Genome-wide and systems biology approaches or resources that utilize the emerging massive multi-omics data to identify likely molecular drivers and drug targets for Alzheimer's disease (AD) are still lacking. We constructed a web service and database named AlzTarget (https://alztarget.lerner.ccf.org/) with interactive visualizations. (1) We performed Mendelian Randomization analysis systematically using all combinations of GWAS outcome datasets (n=12) and quantitative trait locus (QTL) datasets (n=26) to assess the causal relationships. Specifically, we compiled summary statistic datasets for three neurodegenerative diseases: AD (n=7), Parkinson's disease (n=2), and amyotrophic lateral sclerosis (n=3). QTL datasets include protein QTL (n=3), expression QTL (n=9), and splicing QTL (n=14) datasets.
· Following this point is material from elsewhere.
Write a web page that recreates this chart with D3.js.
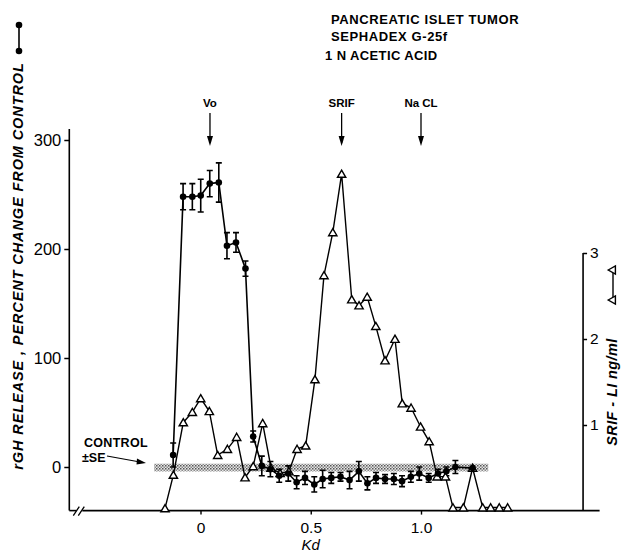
<!DOCTYPE html>
<html>
<head>
<meta charset="utf-8">
<script src="https://cdn.jsdelivr.net/npm/d3@7"></script>
<style>
  html, body { margin: 0; padding: 0; background: #fff; }
  svg { display: block; font-family: "Liberation Sans", Arial, sans-serif; }
</style>
</head>
<body>
<svg id="chart" width="623" height="553"></svg>
<script>
// ---------- data ----------
// SRIF-LI (open triangles, right axis, ng/ml)
const triKd  = [-0.161,-0.123,-0.078,-0.037,0.001,0.040,0.078,0.122,0.164,0.202,0.239,0.282,0.320,0.361,0.401,0.438,0.477,0.519,0.560,0.600,0.640,0.686,0.719,0.756,0.795,0.837,0.882,0.915,0.955,0.998,1.037,1.073,1.111,1.145,1.192,1.234,1.280,1.316,1.355,1.393];
const triVal = [0.03,0.42,1.03,1.15,1.31,1.16,0.65,0.72,0.86,0.39,0.52,1.02,0.50,0.44,0.46,0.72,0.76,1.53,2.74,3.24,3.92,2.46,2.39,2.49,2.15,1.75,2.00,1.25,1.20,0.98,0.81,0.40,0.40,0.04,0.04,0.50,0.04,0.04,0.04,0.04];
// rGH release (filled circles +/- SE, left axis, % change from control)
const rghKd  = [-0.124,-0.079,-0.037,0.001,0.042,0.083,0.120,0.161,0.204,0.239,0.278,0.317,0.357,0.398,0.436,0.474,0.516,0.554,0.593,0.635,0.676,0.718,0.757,0.796,0.837,0.877,0.914,0.954,0.992,1.035,1.077,1.115,1.156,1.234];
const rghVal = [11,248,248,249,260,261,203,206,182,28,1,-2,-8,-6,-14,-10,-16,-11,-10,-9,-12,-4,-15,-10,-11,-11,-13,-9,-6,-10,-6,-4,0,-1];
const rghErr = [11,12,12,15,12,18,12,9,7,5,9,7,6,7,6,6,7,8,5,4,8,9,6,5,4,5,5,5,6,4,4,4,6,0];
// control band (mean +/- SE)
const bandKd = [-0.21, 1.305];
const bandVal = [3, -4];
// markers
const markerLabels = ["Vo", "SRIF", "Na CL"];
const markerKd = [0.043, 0.640, 1.000];
// ticks
const leftTicks = [0, 100, 200, 300];
const rightTicks = [1, 2, 3];
const xTicks = [0, 0.5, 1.0];
const xTickLabels = ["0", "0.5", "1.0"];
const titleLines = ["PANCREATIC ISLET TUMOR", "SEPHADEX G-25f", "1 N ACETIC ACID"];

// ---------- scales ----------
const svg = d3.select("#chart");
const x  = d3.scaleLinear().domain([-0.6, 1.8]).range([68.2, 597.4]);
const yL = d3.scaleLinear().domain([-40, 310]).range([510.6, 129.1]);
const yR = d3.scaleLinear().domain([0, 3]).range([511, 253]);

// pattern for band
const defs = svg.append("defs");
const pat = defs.append("pattern").attr("id", "dots").attr("patternUnits", "userSpaceOnUse")
  .attr("width", 3).attr("height", 3);
pat.append("rect").attr("width", 3).attr("height", 3).attr("fill", "#e6e6e6");
pat.append("rect").attr("x", 0).attr("y", 0).attr("width", 1.5).attr("height", 1.5).attr("fill", "#555");
pat.append("rect").attr("x", 1.5).attr("y", 1.5).attr("width", 1.5).attr("height", 1.5).attr("fill", "#888");

svg.append("rect")
  .attr("x", x(bandKd[0])).attr("width", x(bandKd[1]) - x(bandKd[0]))
  .attr("y", yL(bandVal[0])).attr("height", yL(bandVal[1]) - yL(bandVal[0]))
  .attr("fill", "url(#dots)");

// ---------- axes ----------
const axisFont = (g, size) => g.selectAll("text").attr("font-size", size).attr("fill", "#000")
  .attr("font-family", "'Liberation Sans', Arial, sans-serif");

const gL = svg.append("g").attr("transform", `translate(${x(-0.595)},0)`)
  .call(d3.axisLeft(yL).tickValues(leftTicks).tickSize(5).tickPadding(3).tickFormat(d3.format("d")));
gL.select(".domain").attr("stroke-width", 1.6).attr("d", `M0,${yL(310)}V${yL(-40)}`);
gL.selectAll(".tick line").attr("stroke-width", 1.5);
axisFont(gL, 16.5);

// bottom axis with break
const gB = svg.append("g").attr("transform", `translate(0,${yL(-40)})`)
  .call(d3.axisBottom(x).tickValues(xTicks).tickSize(4).tickPadding(7).tickFormat((d, i) => xTickLabels[i]));
gB.select(".domain").remove();
gB.selectAll(".tick line").attr("stroke-width", 1.4);
axisFont(gB, 15.5);
const x0 = x(-0.595);
gB.append("path").attr("d", `M${x0},0H${x0 + 7}`).attr("stroke", "#000").attr("stroke-width", 1.6);
gB.append("path").attr("d", `M${x0 + 13},0H${x(1.81)}`).attr("stroke", "#000").attr("stroke-width", 1.6);
gB.append("path").attr("d", `M${x0 + 4},5L${x0 + 10},-4M${x0 + 9},5L${x0 + 15},-4`).attr("stroke", "#000").attr("stroke-width", 1.3);

const gR = svg.append("g").attr("transform", `translate(${x(1.735)},0)`)
  .call(d3.axisRight(yR).tickValues(rightTicks).tickSize(4).tickPadding(3).tickFormat(d3.format("d")));
gR.select(".domain").attr("stroke-width", 1.6).attr("d", `M0,${yR(3)}V${yR(0)}`);
gR.selectAll(".tick line").attr("stroke-width", 1.5);
axisFont(gR, 15.5);

// ---------- lines ----------
const lineTri = d3.line().x((d, i) => x(triKd[i])).y(d => yR(d));
svg.append("path").datum(triVal).attr("d", lineTri).attr("fill", "none").attr("stroke", "#000").attr("stroke-width", 1.4);

const lineR = d3.line().x((d, i) => x(rghKd[i])).y(d => yL(d));
svg.append("path").datum(rghVal).attr("d", lineR).attr("fill", "none").attr("stroke", "#000").attr("stroke-width", 1.6);

// error bars
const eb = svg.append("g").attr("stroke", "#000").attr("stroke-width", 1.6);
rghVal.forEach((v, i) => {
  const e = rghErr[i];
  if (!e) return;
  const cx = x(rghKd[i]);
  eb.append("path").attr("d",
    `M${cx},${yL(v + e)}V${yL(v - e)}M${cx - 3},${yL(v + e)}H${cx + 3}M${cx - 3},${yL(v - e)}H${cx + 3}`);
});

// markers
const tri = d3.symbol().type(d3.symbolTriangle).size(30);
svg.append("g").selectAll("path").data(triVal).join("path")
  .attr("d", tri)
  .attr("transform", (d, i) => `translate(${x(triKd[i])},${yR(d) + 1})`)
  .attr("fill", "#fff").attr("stroke", "#000").attr("stroke-width", 1.4);

svg.append("g").selectAll("circle").data(rghVal).join("circle")
  .attr("cx", (d, i) => x(rghKd[i])).attr("cy", d => yL(d)).attr("r", 3.3).attr("fill", "#000");

// ---------- annotations ----------
const txt = (t, px, py, size, opts = {}) => svg.append("text").text(t).attr("x", px).attr("y", py)
  .attr("font-size", size).attr("font-weight", opts.w || "bold").attr("text-anchor", opts.a || "start")
  .attr("font-style", opts.s || "normal").attr("letter-spacing", opts.ls || 0).attr("fill", "#000");

txt(titleLines[0], 331, 24, 13, { ls: 0.6 });
txt(titleLines[1], 331, 41, 13, { ls: 0.6 });
txt(titleLines[2], 325, 60, 13, { ls: 0.4 });

markerLabels.forEach((m, i) => {
  const mx = x(markerKd[i]);
  txt(m, mx, 107, 11.5, { a: "middle" });
  svg.append("path").attr("d", `M${mx},113V143`).attr("stroke", "#000").attr("stroke-width", 1.3);
  svg.append("path").attr("d", `M${mx - 3},136L${mx},146L${mx + 3},136Z`).attr("fill", "#000");
});

txt("CONTROL", 84, 447, 12.5, { ls: 0.3 });
txt("±SE", 82, 462, 12.5);
svg.append("path").attr("d", "M107,456L140,462").attr("stroke", "#000").attr("stroke-width", 1.2);
svg.append("path").attr("d", "M146,463L137,458.5L136.5,464.5Z").attr("fill", "#000");

txt("Kd", x(0.5), 550, 15, { a: "middle", s: "italic", w: "normal" });

// left axis label + legend
svg.append("text").text("rGH RELEASE , PERCENT CHANGE FROM CONTROL")
  .attr("transform", "translate(23,266) rotate(-90)")
  .attr("text-anchor", "middle").attr("font-size", 14.5).attr("letter-spacing", 0.9)
  .attr("font-weight", "bold").attr("font-style", "italic");
svg.append("path").attr("d", "M19,25V51").attr("stroke", "#000").attr("stroke-width", 1.6);
svg.append("circle").attr("cx", 19).attr("cy", 25).attr("r", 3.3);
svg.append("circle").attr("cx", 19).attr("cy", 51).attr("r", 3.3);

// right axis label + legend
svg.append("text").text("SRIF - LI  ng/ml")
  .attr("transform", "translate(617,392) rotate(-90)")
  .attr("text-anchor", "middle").attr("font-size", 14.5).attr("letter-spacing", 0.4)
  .attr("font-weight", "bold").attr("font-style", "italic");
svg.append("path").attr("d", "M613,270V299").attr("stroke", "#000").attr("stroke-width", 1.4);
[270, 300].forEach(py => svg.append("path").attr("d", tri)
  .attr("transform", `translate(613,${py}) rotate(-90)`)
  .attr("fill", "#fff").attr("stroke", "#000").attr("stroke-width", 1.4));
</script>
</body>
</html>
We employed a set of stringent criteria for extracting the high confidence instrumental variables (IVs) from the QTL datasets that were specific and did not have widespread effects across multiple targets. We selected the appropriate MR model based on the number of proposed IVs for each target gene: n=1, Wald ratio estimator; n=2, IVW fixed-effect model; n≥3, IVW random-effect model, MR-presso, Maximum Likelihood, Egger, and Weighted Median methods. The MR analysis generated over 1.7 million results. (2) We integrated differential expressions from an AD brain cell atlas of over 1.1 million cells/nuclei from 26 datasets and bulk RNA-seq data from three brain biobanks (Mayo, MSBB, and ROSMAP), covering expression comparisons (n=1,400) of various types, such as disease vs. control and APOE4/4 vs. APOE3/3. (3) We generated the binding pockets of all the genes using artificial intelligence. (4) We compiled three types of biological networks, including protein-protein interaction, drug-target interaction, and cell-cell interaction networks. We envision that the abundant information and actionable systems biology tools served by AlzTarget will be a valuable resource for target identification and prioritization of AD.